Karel Škréta: Notes from the Archives in Italy

This article is made up of four disparate 'fragments' that provide information about Karel Škréta Sr. and his son during the time they spent in Italy. The name of Karel Škréta Sr. appears in the post mortem inventories of two Italian collections, both of which were coincidentally drawn up in 1656, approximately two decades after Škréta was in Italy. The first inventory mentions two paintings by Škréta on the theme of Adam and Eve. They were owned by Michiel Pietra, a Venetian painter and collector of German origin.
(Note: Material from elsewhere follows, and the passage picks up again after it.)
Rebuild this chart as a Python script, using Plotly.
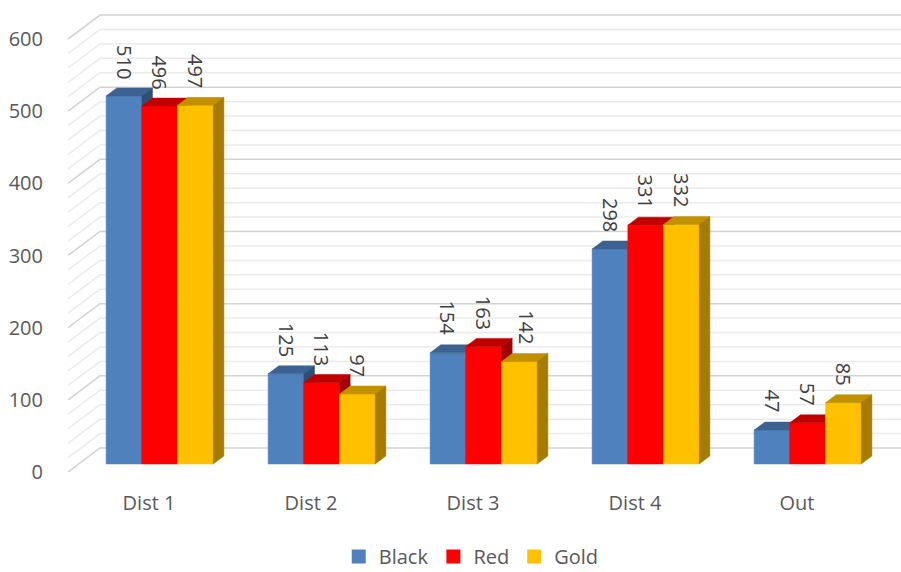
import plotly.graph_objects as go

# ---- data ----
categories = ["Dist 1", "Dist 2", "Dist 3", "Dist 4", "Out"]
series_names = ["Black", "Red", "Gold"]
black = [510, 125, 154, 298, 47]
red = [496, 113, 163, 331, 57]
gold = [497, 97, 142, 332, 85]
y_ticks = [0, 100, 200, 300, 400, 500, 600]
grid_step = 20
grid_max = 600

# ---- styles ----
front_colors = ["#4F81BD", "#FF0000", "#FFC000"]
top_colors = ["#3B6291", "#C00000", "#C29100"]
side_colors = ["#2F4E74", "#A00000", "#A67C00"]
font_family = "Open Sans"
label_xshift = {(2, 2): 7}   # Excel nudged this data label sideways

# geometry (axis units)
PX_PER_X = 162.0
PX_PER_Y = 0.7216
DX = 32 / PX_PER_X        # full depth in x units
DY = 24 / PX_PER_Y        # full depth in y units
BW = 35.7 / PX_PER_X      # bar width
X_MIN = -0.5
X_MAX = X_MIN + 833 / PX_PER_X
Y_MAX = 462 / PX_PER_Y

fig = go.Figure()

# ---- 3D walls gridlines ----
maj_x, maj_y, min_x, min_y = [], [], [], []
for v in range(0, grid_max + 1, grid_step):
    xs = [X_MIN, X_MIN + DX, X_MAX + 1, None]
    ys = [v, v + DY, v + DY, None]
    if v % 100 == 0:
        maj_x += xs; maj_y += ys
    else:
        min_x += xs; min_y += ys
fig.add_trace(go.Scatter(x=min_x, y=min_y, mode="lines", line=dict(color="#EBEBEB", width=1.5),
                         hoverinfo="skip", showlegend=False))
fig.add_trace(go.Scatter(x=maj_x, y=maj_y, mode="lines", line=dict(color="#D3D3D3", width=1.5),
                         hoverinfo="skip", showlegend=False))

# ---- 3D bars ----
all_series = [black, red, gold]
dx3, dy3 = DX / 3, DY / 3
annotations = []
for s, vals in enumerate(all_series):
    fx, fy, tx, ty, sx, sy = [], [], [], [], [], []
    for j, v in enumerate(vals):
        xl = j - 1.5 * BW + s * BW + dx3
        xr = xl + BW
        b = dy3
        t = b + v
        fx += [xl, xr, xr, xl, xl, None]; fy += [b, b, t, t, b, None]
        tx += [xl, xr, xr + dx3, xl + dx3, xl, None]; ty += [t, t, t + dy3, t + dy3, t, None]
        sx += [xr, xr + dx3, xr + dx3, xr, xr, None]; sy += [b, b + dy3, t + dy3, t, b, None]
        annotations.append(dict(x=(xl + xr) / 2, y=t, text=str(v), textangle=90,
                                xanchor="center", yanchor="bottom", yshift=15,
                                xshift=label_xshift.get((s, j), 0), showarrow=False,
                                font=dict(family=font_family, size=20, color="#404040")))
    for px_, py_, col in [(fx, fy, front_colors[s]), (tx, ty, top_colors[s]), (sx, sy, side_colors[s])]:
        fig.add_trace(go.Scatter(x=px_, y=py_, mode="lines", fill="toself", fillcolor=col,
                                 line=dict(color=col, width=0.5), hoverinfo="skip", showlegend=False))

# legend entries
for s, name in enumerate(series_names):
    fig.add_trace(go.Scatter(x=[None], y=[None], mode="markers", name=name,
                             marker=dict(symbol="square", size=14, color=front_colors[s])))

fig.update_layout(
    width=901, height=572,
    margin=dict(l=68, r=0, t=10, b=100),
    paper_bgcolor="white", plot_bgcolor="white",
    font=dict(family=font_family, size=20, color="#595959"),
    annotations=annotations,
    legend=dict(orientation="h", xref="container", yref="container",
                x=0.523, xanchor="center", y=0.027, yanchor="middle",
                font=dict(size=20, color="#595959"), itemclick=False),
    xaxis=dict(range=[X_MIN, X_MAX], tickvals=list(range(len(categories))), ticktext=categories,
               showgrid=False, zeroline=False, showline=False, ticks="outside", ticklen=13,
               tickcolor="rgba(0,0,0,0)", tickfont=dict(size=20, color="#595959"), fixedrange=True),
    yaxis=dict(range=[0, Y_MAX], tickvals=y_ticks, showgrid=False, zeroline=False, showline=False,
               ticks="outside", ticklen=20, tickcolor="rgba(0,0,0,0)",
               tickfont=dict(size=20, color="#595959"), fixedrange=True),
)

fig.write_html("out.html")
Another painting by Škréta from his Italian period that we know of from old manuscript inventories of private collections is Tripudio di giocatori, which was in the Veronese collection of Giovanni Pietro Cortoni, a Veronese lawyer and prominent collector. Both Queen Christina of Sweden and the Duke of Modena Francesco I vied to purchase Cortoni's collection, which was ultimately acquired by the Duke of Mirandola Alessandro II Pico, who exhibited the collection in Mirandola. At the start of the 18th century the collection's paintings were sold off in Bologna. It is not currently known if both paintings still exist. We have no other information about them. The article at least offers information about the owners of the two collections and traces the fate of the collections after the owners passed away. The third and fourth parts of the article focus on the archives in Rome and note several mentions relating to the two painters: a small and as yet hypothetical piece of evidence that Karel Škréta Sr. resided in the parish of Santa Maria del Popolo and that his son spent three years in Rome in 1673-1675. This information means that it is necessary to reconsider the previous assumption that Karel Škréta Jr. participated in work on some of his father's later works. Archive materials in Rome also reveal that Karel Škréta Jr. was not born in 1646, as was previously assumed, but in 1650.